»»

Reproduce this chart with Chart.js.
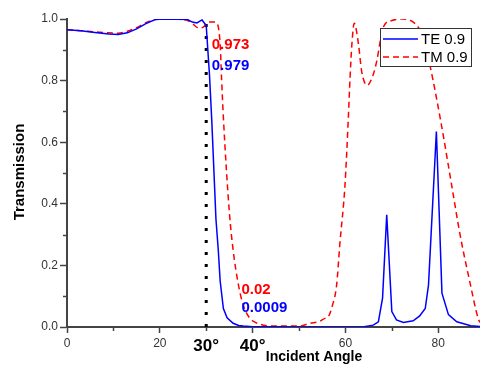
<!DOCTYPE html>
<html>
<head>
<meta charset="utf-8">
<script src="https://cdn.jsdelivr.net/npm/chart.js@4/dist/chart.umd.min.js"></script>
<style>
  html, body { margin: 0; padding: 0; background: #fff; }
  #wrap { width: 480px; height: 370px; }
</style>
</head>
<body>
<div id="wrap"><canvas id="chart" width="480" height="370"></canvas></div>
<script>
// Data
const teAngle = [0, 3, 6, 9, 11, 13, 15, 17, 19, 21, 24, 26, 27, 28, 29.1, 30, 30.7, 31.2, 32.1, 32.6, 33, 33.7, 34.5, 35.8, 37, 38, 40, 45, 50, 55, 60, 64, 66, 67.1, 68, 68.9, 70, 71, 72.5, 74.6, 76, 77.2, 77.9, 79.6, 80.8, 82.2, 84, 87, 89];
const teValue = [0.965, 0.962, 0.956, 0.951, 0.95, 0.955, 0.968, 0.985, 0.998, 1.0, 0.999, 0.998, 0.99, 0.987, 0.997, 0.979, 0.82, 0.67, 0.35, 0.25, 0.15, 0.06, 0.03, 0.012, 0.005, 0.003, 0.0009, 0.0005, 0, 0, 0, 0.001, 0.006, 0.017, 0.094, 0.364, 0.05, 0.023, 0.015, 0.02, 0.036, 0.06, 0.136, 0.635, 0.11, 0.04, 0.017, 0.004, 0.002];

const tmAngle = [0, 3, 6, 9, 11, 13, 15, 17, 19, 21, 24, 26, 27, 28.5, 29.5, 30.3, 32, 33, 33.3, 33.7, 35, 35.8, 36.9, 38, 39.4, 40, 42.3, 45, 50, 52.4, 54.2, 55.6, 56.3, 57.2, 58.1, 58.8, 59.9, 60.6, 61, 61.4, 61.9, 62.8, 63.5, 64.7, 66, 66.7, 68.2, 70, 72.5, 75, 76.5, 78.2, 80.4, 82.9, 84.7, 86.9, 88.6, 89];
const tmValue = [0.965, 0.962, 0.958, 0.955, 0.954, 0.96, 0.972, 0.988, 0.998, 1.0, 0.999, 0.995, 0.985, 0.97, 0.975, 0.99, 0.99, 0.92, 0.81, 0.68, 0.37, 0.25, 0.14, 0.07, 0.028, 0.02, 0.006, 0.003, 0.003, 0.012, 0.017, 0.028, 0.033, 0.07, 0.136, 0.27, 0.46, 0.67, 0.81, 0.92, 0.986, 0.92, 0.83, 0.785, 0.82, 0.86, 0.975, 0.995, 1.0, 0.985, 0.95, 0.85, 0.68, 0.46, 0.3, 0.14, 0.028, 0.015];

const seriesNames = ['TE 0.9', 'TM 0.9'];
const markerAngle = 30;

const xTickValues = [0, 10, 20, 30, 40, 50, 60, 70, 80];
const xTickText = ['0', '', '20', '30°', '40°', '', '60', '', '80'];
const yTickValues = [0, 0.1, 0.2, 0.3, 0.4, 0.5, 0.6, 0.7, 0.8, 0.9, 1.0];
const yTickText = ['0.0', '', '0.2', '', '0.4', '', '0.6', '', '0.8', '', '1.0'];

// value notes: text, angle, transmission
const noteText = ['0.973', '0.979', '0.02', '0.0009'];
const noteAngle = [31.2, 31.2, 37.6, 37.6];
const noteValue = [0.916, 0.847, 0.12, 0.063];
const noteSeries = [1, 0, 1, 0];

const FONT = '"Liberation Sans", Arial, sans-serif';
const AXIS = '#444';

function points(xs, ys) {
    return xs.map((x, i) => ({ x: x, y: ys[i] }));
}

const isMajorX = v => xTickText[xTickValues.indexOf(v)] !== '' || v === 40;

const overlay = {
    id: 'overlay',
    afterDatasetsDraw(chart) {
        const ctx = chart.ctx;
        const xs = chart.scales.x;
        const ys = chart.scales.y;
        const area = chart.chartArea;
        const sets = chart.data.datasets;

        ctx.save();

        // minor ticks
        ctx.strokeStyle = AXIS;
        ctx.lineWidth = 1.5;
        xTickValues.forEach(v => {
            if (isMajorX(v) && v !== 30) return;
            const px = Math.round(xs.getPixelForValue(v)) + 0.5;
            ctx.beginPath();
            ctx.moveTo(px, area.bottom);
            ctx.lineTo(px, area.bottom + 4);
            ctx.stroke();
        });
        yTickValues.forEach((v, i) => {
            if (yTickText[i] !== '') return;
            const py = Math.round(ys.getPixelForValue(v)) + 0.5;
            ctx.beginPath();
            ctx.moveTo(area.left - 4, py);
            ctx.lineTo(area.left, py);
            ctx.stroke();
        });

        // value notes
        ctx.font = 'bold 15px ' + FONT;
        ctx.textAlign = 'left';
        ctx.textBaseline = 'middle';
        noteText.forEach((t, i) => {
            ctx.fillStyle = sets[noteSeries[i]].borderColor;
            ctx.fillText(t, xs.getPixelForValue(noteAngle[i]), ys.getPixelForValue(noteValue[i]));
        });

        // legend box
        const bx = 380, by = 28, bw = 91, bh = 38;
        ctx.fillStyle = '#fff';
        ctx.fillRect(bx, by, bw, bh);
        ctx.strokeStyle = '#333';
        ctx.lineWidth = 1;
        ctx.strokeRect(bx + 0.5, by + 0.5, bw, bh);
        [0, 1].forEach(i => {
            const ds = sets[i];
            const ly = by + 11 + i * 18;
            ctx.strokeStyle = ds.borderColor;
            ctx.lineWidth = ds.borderWidth;
            ctx.setLineDash(ds.borderDash || []);
            ctx.beginPath();
            ctx.moveTo(bx + 3, ly);
            ctx.lineTo(bx + 38, ly);
            ctx.stroke();
            ctx.setLineDash([]);
            ctx.fillStyle = '#000';
            ctx.font = '15px ' + FONT;
            ctx.textBaseline = 'middle';
            ctx.fillText(ds.label, bx + 41, ly + 1);
        });

        // axis titles
        ctx.fillStyle = '#000';
        ctx.font = 'bold 14px ' + FONT;
        ctx.textAlign = 'center';
        ctx.textBaseline = 'middle';
        ctx.fillText('Incident Angle', 314, 357);

        ctx.translate(20, 172);
        ctx.rotate(-Math.PI / 2);
        ctx.font = 'bold 15px ' + FONT;
        ctx.fillText('Transmission', 0, 0);

        ctx.restore();
    }
};

const chart = new Chart(document.getElementById('chart'), {
    type: 'line',
    data: {
        datasets: [{
            label: seriesNames[0],
            data: points(teAngle, teValue),
            borderColor: '#0000ff',
            borderWidth: 1.5,
            pointRadius: 0,
            tension: 0
        }, {
            label: seriesNames[1],
            data: points(tmAngle, tmValue),
            borderColor: '#ff0000',
            borderWidth: 1.5,
            borderDash: [6, 4],
            pointRadius: 0,
            cubicInterpolationMode: 'monotone'
        }, {
            label: 'marker',
            data: [{ x: markerAngle, y: 0 }, { x: markerAngle, y: 1 }],
            borderColor: '#000',
            borderWidth: 3,
            borderDash: [3, 9],
            borderCapStyle: 'butt',
            pointRadius: 0
        }]
    },
    options: {
        responsive: false,
        animation: false,
        layout: { padding: { top: 19, right: 0, bottom: 0, left: 0 } },
        plugins: {
            legend: { display: false },
            tooltip: { enabled: false }
        },
        scales: {
            x: {
                type: 'linear',
                min: 0,
                max: 89,
                afterBuildTicks: scale => { scale.ticks = xTickValues.map(v => ({ value: v })); },
                afterFit: scale => { scale.height = 43; },
                border: { color: AXIS, width: 2 },
                grid: {
                    drawOnChartArea: false,
                    tickLength: 6,
                    tickWidth: 1.5,
                    tickColor: c => (c.tick && isMajorX(c.tick.value) && c.tick.value !== 30) ? AXIS : 'rgba(0,0,0,0)'
                },
                ticks: {
                    padding: 3,
                    autoSkip: false,
                    maxRotation: 0,
                    callback: (v) => xTickText[xTickValues.indexOf(v)],
                    color: c => (c.tick && (c.tick.value === 30 || c.tick.value === 40)) ? '#000' : '#333',
                    font: c => (c.tick && (c.tick.value === 30 || c.tick.value === 40))
                        ? { family: FONT, size: 17, weight: 'bold' }
                        : { family: FONT, size: 12 }
                }
            },
            y: {
                min: 0,
                max: 1,
                afterBuildTicks: scale => { scale.ticks = yTickValues.map(v => ({ value: v })); },
                afterFit: scale => { scale.width = 67; },
                border: { color: AXIS, width: 2 },
                grid: {
                    drawOnChartArea: false,
                    tickLength: 7,
                    tickWidth: 1.5,
                    tickColor: c => (c.tick && yTickText[c.index] !== '') ? AXIS : 'rgba(0,0,0,0)'
                },
                ticks: {
                    padding: 2,
                    autoSkip: false,
                    color: '#333',
                    font: { family: FONT, size: 12 },
                    callback: (v, i) => yTickText[i]
                }
            }
        }
    },
    plugins: [overlay]
});
</script>
</body>
</html>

««

• _WRITTEN INSTRUCTION_
Please restate the material above line by line, exactly, beginning at its first line and ending with the line that contains "0.017, 0.004, 0.002];", without any pictures.

• _WRITTEN RESPONSE_
Reproduce this chart with Chart.js.
<!DOCTYPE html>
<html>
<head>
<meta charset="utf-8">
<script src="https://cdn.jsdelivr.net/npm/chart.js@4/dist/chart.umd.min.js"></script>
<style>
  html, body { margin: 0; padding: 0; background: #fff; }
  #wrap { width: 480px; height: 370px; }
</style>
</head>
<body>
<div id="wrap"><canvas id="chart" width="480" height="370"></canvas></div>
<script>
// Data
const teAngle = [0, 3, 6, 9, 11, 13, 15, 17, 19, 21, 24, 26, 27, 28, 29.1, 30, 30.7, 31.2, 32.1, 32.6, 33, 33.7, 34.5, 35.8, 37, 38, 40, 45, 50, 55, 60, 64, 66, 67.1, 68, 68.9, 70, 71, 72.5, 74.6, 76, 77.2, 77.9, 79.6, 80.8, 82.2, 84, 87, 89];
const teValue = [0.965, 0.962, 0.956, 0.951, 0.95, 0.955, 0.968, 0.985, 0.998, 1.0, 0.999, 0.998, 0.99, 0.987, 0.997, 0.979, 0.82, 0.67, 0.35, 0.25, 0.15, 0.06, 0.03, 0.012, 0.005, 0.003, 0.0009, 0.0005, 0, 0, 0, 0.001, 0.006, 0.017, 0.094, 0.364, 0.05, 0.023, 0.015, 0.02, 0.036, 0.06, 0.136, 0.635, 0.11, 0.04, 0.017, 0.004, 0.002];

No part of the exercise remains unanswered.